I truly have no reason for this post.. well no real reason anyway. It's more just a "Well I'm awake, and nobody else is (at least for the next five minutes) so why not write a blog post?"
The thing is, for the past week my nights have been occupied by sick kids. They still aren't well, but now I'm sick too. Why is it that they never want to coddle me when I'm sick? In fact they have very little mercy towards me. I'm sure I could dig deep and come up with a spiritual teaching moment on the selfishness of little children and how that can translate into adulthood. But please don't expect me to.
It's late and I'm tired. And sick. No deep thoughts coming from this brain.
The only thing that's really on my heart right now (besides the chocolate cake that's beckoning me from the fridge) is the devotion that I read today.
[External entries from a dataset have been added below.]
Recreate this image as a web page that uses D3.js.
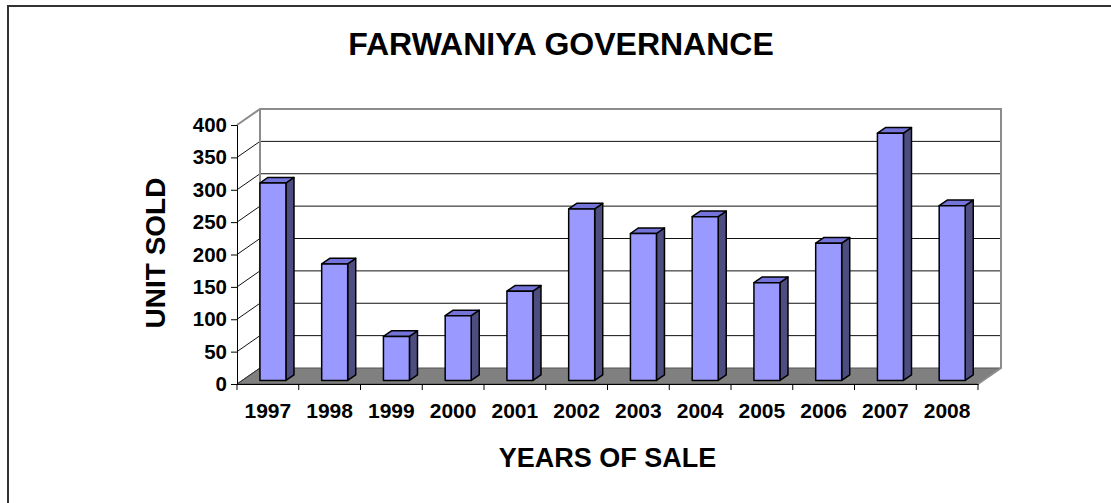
<!DOCTYPE html>
<html>
<head>
<meta charset="utf-8">
<script src="https://cdn.jsdelivr.net/npm/d3@7"></script>
<style>
  body { margin: 0; background: #fff; }
  svg { display: block; }
</style>
</head>
<body>
<div id="container_bar"><svg></svg></div>
<script>
let width = 1111;
let height = 503;

// data
let years = ['1997', '1998', '1999', '2000', '2001', '2002', '2003', '2004', '2005', '2006', '2007', '2008'];
let units = [305, 180, 68, 100, 138, 265, 227, 253, 151, 212, 382, 270];
let yTicks = [0, 50, 100, 150, 200, 250, 300, 350, 400];

let fontFamily = "'Liberation Sans', Arial, sans-serif";

// front plane of the 3d box
let plot = {left: 237, right: 978, bottom: 384, top: 125};
let depth = {dx: 23, dy: -16};

let x = d3.scaleBand()
    .domain(years)
    .range([plot.left, plot.right]);

let y = d3.scaleLinear()
    .domain([0, 400])
    .range([plot.bottom, plot.top]);

// bar sits between these depth fractions
let barFront = 0.22, barBack = 0.57;
let barWidth = 26;

function off(f) {
    return [depth.dx * f, depth.dy * f];
}

function draw_chart() {
    let svg = d3.select('#container_bar').select('svg')
        .attr('width', width)
        .attr('height', height)
        .style('font-family', fontFamily);

    // outer frame
    svg.append('rect')
        .attr('x', 8).attr('y', 6)
        .attr('width', 1200).attr('height', 600)
        .attr('fill', 'none')
        .attr('stroke', '#333')
        .attr('stroke-width', 2);

    let [bx, by] = off(1);
    let x0 = plot.left, x1 = plot.right;

    // floor
    svg.append('path')
        .attr('d', `M${x0},${y(0)}L${x1},${y(0)}L${x1 + bx},${y(0) + by}L${x0 + bx},${y(0) + by}Z`)
        .attr('fill', '#808080')
        .attr('stroke', '#555')
        .attr('stroke-width', 1);

    // back wall grid lines
    svg.append('g')
        .selectAll('line')
        .data(yTicks.filter(d => d > 0 && d < 400))
        .join('line')
        .attr('x1', x0 + bx).attr('x2', x1 + bx)
        .attr('y1', d => y(d) + by).attr('y2', d => y(d) + by)
        .attr('stroke', '#111')
        .attr('stroke-width', 1);

    // side wall grid lines
    svg.append('g')
        .selectAll('line')
        .data(yTicks.filter(d => d > 0 && d < 400))
        .join('line')
        .attr('x1', x0).attr('x2', x0 + bx)
        .attr('y1', d => y(d)).attr('y2', d => y(d) + by)
        .attr('stroke', '#111')
        .attr('stroke-width', 1);

    // wall outlines
    svg.append('path')
        .attr('d', `M${x0},${y(400)}L${x0 + bx},${y(400) + by}L${x1 + bx},${y(400) + by}L${x1 + bx},${y(0) + by}L${x1},${y(0)}`)
        .attr('fill', 'none')
        .attr('stroke', '#8c8c8c')
        .attr('stroke-width', 2);
    svg.append('line')
        .attr('x1', x0 + bx).attr('x2', x0 + bx)
        .attr('y1', y(400) + by).attr('y2', y(0) + by)
        .attr('stroke', '#8c8c8c')
        .attr('stroke-width', 2);
    svg.append('line')
        .attr('x1', x0).attr('x2', x0 + bx)
        .attr('y1', y(0)).attr('y2', y(0) + by)
        .attr('stroke', '#333')
        .attr('stroke-width', 1);

    // bars
    let [fx, fy] = off(barFront);
    let [kx, ky] = off(barBack - barFront);
    let bars = svg.append('g')
        .selectAll('g')
        .data(years.map((d, i) => ({year: d, value: units[i]})))
        .join('g')
        .attr('stroke', '#000')
        .attr('stroke-width', 1.5)
        .attr('stroke-linejoin', 'round');

    bars.each(function(d) {
        let g = d3.select(this);
        let l = x(d.year) + x.bandwidth() / 2 - barWidth / 2 + fx;
        let r = l + barWidth;
        let t = y(d.value) + fy;
        let b = y(0) + fy;
        // side face
        g.append('path')
            .attr('d', `M${r},${b}L${r + kx},${b + ky}L${r + kx},${t + ky}L${r},${t}Z`)
            .attr('fill', '#4d4d80');
        // top face
        g.append('path')
            .attr('d', `M${l},${t}L${l + kx},${t + ky}L${r + kx},${t + ky}L${r},${t}Z`)
            .attr('fill', '#7373d9');
        // front face
        g.append('rect')
            .attr('x', l).attr('y', t)
            .attr('width', barWidth).attr('height', b - t)
            .attr('fill', '#9999ff');
    });

    // y axis
    let yAxis = g => g
        .attr('transform', `translate(${plot.left},0)`)
        .call(d3.axisLeft(y).tickValues(yTicks).tickSize(6).tickPadding(4))
        .call(g => g.selectAll('text')
            .attr('font-size', 20.5)
            .attr('font-weight', 'bold')
            .attr('font-family', fontFamily)
            .attr('fill', '#000'))
        .call(g => g.selectAll('line,path').attr('stroke', '#000'));

    // x axis
    let xAxis = g => g
        .attr('transform', `translate(0,${plot.bottom})`)
        .call(d3.axisBottom(x).tickSize(0).tickPadding(19))
        .call(g => g.selectAll('text')
            .attr('font-size', 21)
            .attr('font-weight', 'bold')
            .attr('font-family', fontFamily)
            .attr('fill', '#000'))
        .call(g => g.select('.domain').attr('stroke', '#000'));

    svg.append('g').call(yAxis);
    svg.append('g').call(xAxis);

    // category separators below the axis
    svg.append('g')
        .selectAll('line')
        .data(years.concat(['end']))
        .join('line')
        .attr('x1', (d, i) => plot.left + i * x.bandwidth())
        .attr('x2', (d, i) => plot.left + i * x.bandwidth())
        .attr('y1', plot.bottom).attr('y2', plot.bottom + 6)
        .attr('stroke', '#000');

    // titles
    svg.append('text')
        .attr('x', 561).attr('y', 55)
        .attr('text-anchor', 'middle')
        .attr('font-size', 32)
        .attr('font-weight', 'bold')
        .text('FARWANIYA GOVERNANCE');

    svg.append('text')
        .attr('transform', 'translate(165,253) rotate(-90)')
        .attr('text-anchor', 'middle')
        .attr('font-size', 28)
        .attr('font-weight', 'bold')
        .text('UNIT SOLD');

    svg.append('text')
        .attr('x', (plot.left + plot.right) / 2).attr('y', 467)
        .attr('text-anchor', 'middle')
        .attr('font-size', 27)
        .attr('font-weight', 'bold')
        .text('YEARS OF SALE');
}

draw_chart();
</script>
</body>
</html>
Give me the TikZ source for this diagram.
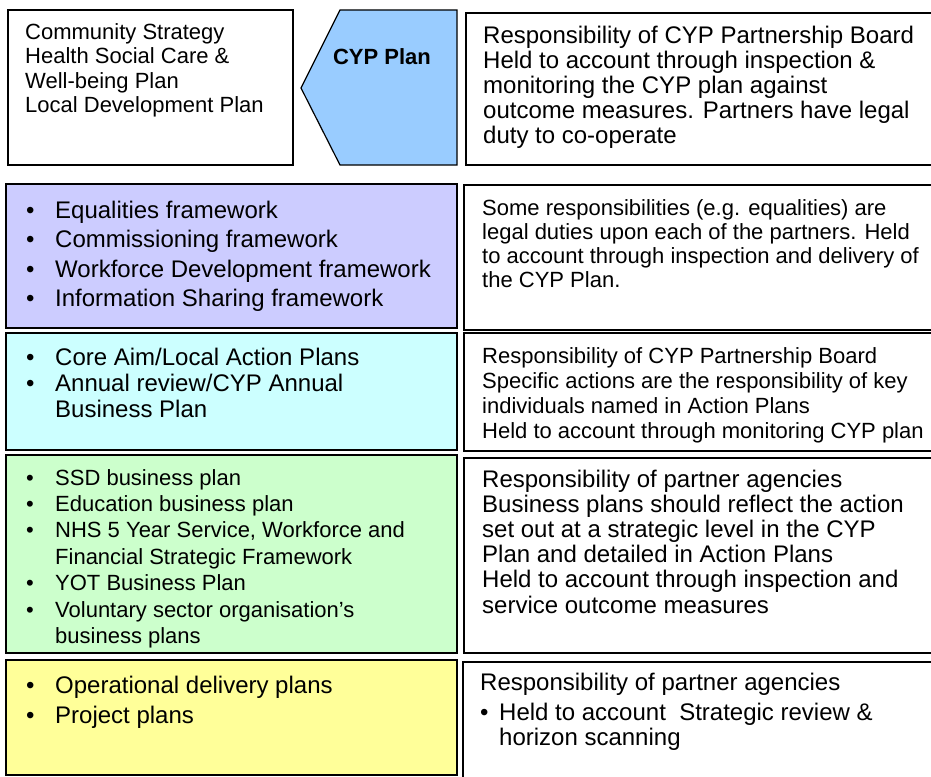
\documentclass[tikz,border=0pt]{standalone}
\usepackage{fontspec}
\setmainfont{Liberation Sans}
\definecolor{cypblue}{HTML}{99CCFF}
\definecolor{lav}{HTML}{CCCCFF}
\definecolor{cyanlt}{HTML}{CCFFFF}
\definecolor{greenlt}{HTML}{CCFFCC}
\definecolor{yellowlt}{HTML}{FFFF99}
\newcommand\bul{\makebox[29pt][l]{\textbullet}}
\newcommand\ind{\hspace*{29pt}}
\newcommand\sbul{\makebox[19pt][l]{\textbullet}}
\newcommand\sind{\hspace*{19pt}}
\begin{document}
\begin{tikzpicture}[x=1pt,y=-1pt,
  panel/.style={draw=black,line width=1.2pt,inner sep=0pt,outer sep=0pt,anchor=north west},
  txt/.style={inner sep=0pt,anchor=base west,align=left,text=black}]
\useasboundingbox (0,0) rectangle (931,776);
% row 1 (text nodes are anchored at the baseline of their last line)
\node[panel,fill=white,minimum width=285pt,minimum height=155pt] (r1l) at (8,10) {};
\draw[draw=black,line width=1.2pt,fill=cypblue] (301,88) -- (340,10) -- (457,10) -- (457,165) -- (340,165) -- cycle;
\node[panel,fill=white,minimum width=470pt,minimum height=152pt] (r1r) at (466,13) {};
\node[txt,font=\fontsize{22}{24.5}\selectfont] (t1l) at (25,112.5) {Community Strategy\\Health Social Care \&\\Well-being Plan\\Local Development Plan};
\node[txt,anchor=base,font=\fontsize{22}{24}\selectfont\bfseries] (cyp) at (382,65) {CYP Plan};
\node[txt,font=\fontsize{24}{25}\selectfont] (t1r) at (483,143) {Responsibility of CYP Partnership Board\\Held to account through inspection \&\\monitoring the CYP plan against\\outcome measures. Partners have legal\\duty to co-operate};
% row 2
\node[panel,fill=lav,minimum width=451pt,minimum height=144pt] (r2l) at (6,184) {};
\node[panel,fill=white,minimum width=472pt,minimum height=145pt] (r2r) at (464,185) {};
\node[txt,font=\fontsize{24}{29.5}\selectfont] (t2l) at (26,306.5) {\bul Equalities framework\\\bul Commissioning framework\\\bul Workforce Development framework\\\bul Information Sharing framework};
\node[txt,font=\fontsize{22}{24}\selectfont] (t2r) at (482,287) {Some responsibilities (e.g. equalities) are\\legal duties upon each of the partners. Held\\to account through inspection and delivery of\\the CYP Plan.};
% row 3
\node[panel,fill=cyanlt,minimum width=451pt,minimum height=117pt] (r3l) at (6,333) {};
\node[panel,fill=white,minimum width=472pt,minimum height=118pt] (r3r) at (464,333) {};
\node[txt,font=\fontsize{24}{26}\selectfont] (t3l) at (26,417) {\bul Core Aim/Local Action Plans\\\bul Annual review/CYP Annual\\\ind Business Plan};
\node[txt,font=\fontsize{22}{25}\selectfont] (t3r) at (482,438) {Responsibility of CYP Partnership Board\\Specific actions are the responsibility of key\\individuals named in Action Plans\\Held to account through monitoring CYP plan};
% row 4
\node[panel,fill=greenlt,minimum width=451pt,minimum height=198pt] (r4l) at (6,455) {};
\node[panel,fill=white,minimum width=472pt,minimum height=195pt] (r4r) at (464,458) {};
\node[txt,font=\fontsize{22}{26.4}\selectfont] (t4l) at (26,643.4) {\bul SSD business plan\\\bul Education business plan\\\bul NHS 5 Year Service, Workforce and\\\ind Financial Strategic Framework\\\bul YOT Business Plan\\\bul Voluntary sector organisation’s\\\ind business plans};
\node[txt,font=\fontsize{24}{25.2}\selectfont] (t4r) at (482,613) {Responsibility of partner agencies\\Business plans should reflect the action\\set out at a strategic level in the CYP\\Plan and detailed in Action Plans\\Held to account through inspection and\\service outcome measures};
% row 5
\node[panel,fill=yellowlt,minimum width=451pt,minimum height=115pt] (r5l) at (6,660) {};
\node[panel,fill=white,minimum width=473pt,minimum height=120pt] (r5r) at (463,662) {};
\node[txt,font=\fontsize{24}{30}\selectfont] (t5l) at (26,723) {\bul Operational delivery plans\\\bul Project plans};
\node[txt,font=\fontsize{24}{25}\selectfont] (t5r) at (480,745) {Responsibility of partner agencies\\[5pt]\sbul Held to account\ \ Strategic review \&\\\sind horizon scanning};
\end{tikzpicture}
\end{document}
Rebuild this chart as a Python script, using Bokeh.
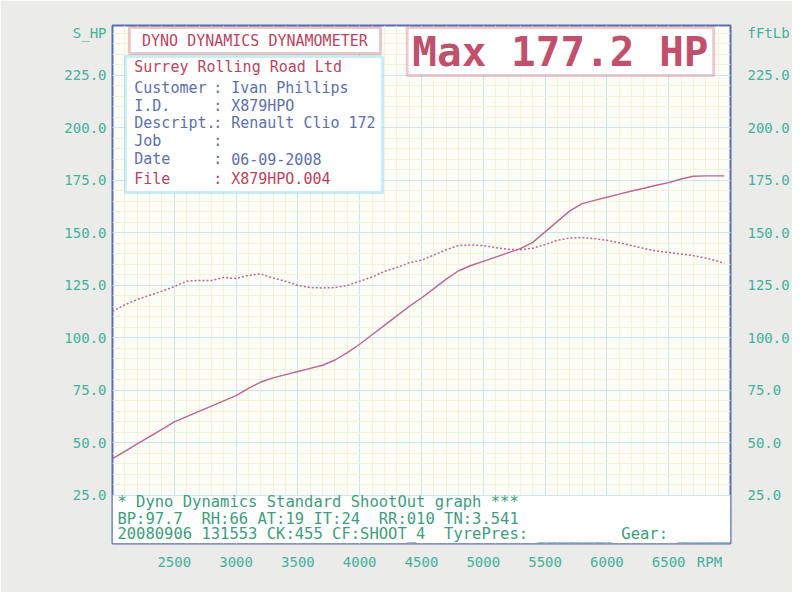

I'm reading Streams in the Desert and today's devotion ended with a word picture of Martin Luther's and to paraphrase it, he talked about how our life and happenings are like words in a printing press that have been set. To look at it the words make no sense because they would read backwards.. but when complete the words are printed and culminate into something collective that can be read and that fit together.
Well I can relate to that. While a work in progress the typeset of my life would make no sense. But I know that when I truly live after this life it will all make sense. I don't need to see the full picture, to see the words in context of the grand novel that is my life. God wrote that novel and He knows how the words fit together on the page.
Clear as mud? As I said it's late.
Which means that I'm signing off to attempt an hour of sleep before the next sick child awakes. Don't expect any late night posts from me in the future, in fact consider this my last hurrah in a way. For the month of March I have committed to the 3in30 challenge and will thereby be in bed early. As in ten o'clock. ish. I know that's not early for some of you. But we still maintain quite the late schedule from my working days, hardly ever starting our after-dinner-routine until around 8:00. Ten o'clock is going to mean really putting the rush on to get what we want accomplished in the evenings and still have time to relax. Plus nights are the rare times of silence and privacy around here.
Someone out there is advising me to get up earlier for more silence and privacy, I'm sure. That would defeat my purpose of sleeping more though. I want to get more sleep. And I want to still have hours of great time with my husband in the evenings. I want it all.
Besides if you think my post-midnight blogging is incoherent you should see my pre-9AM blogging. It's ugly I tell you. Ugly.
Aww.. I hope everyone in your family is well soon!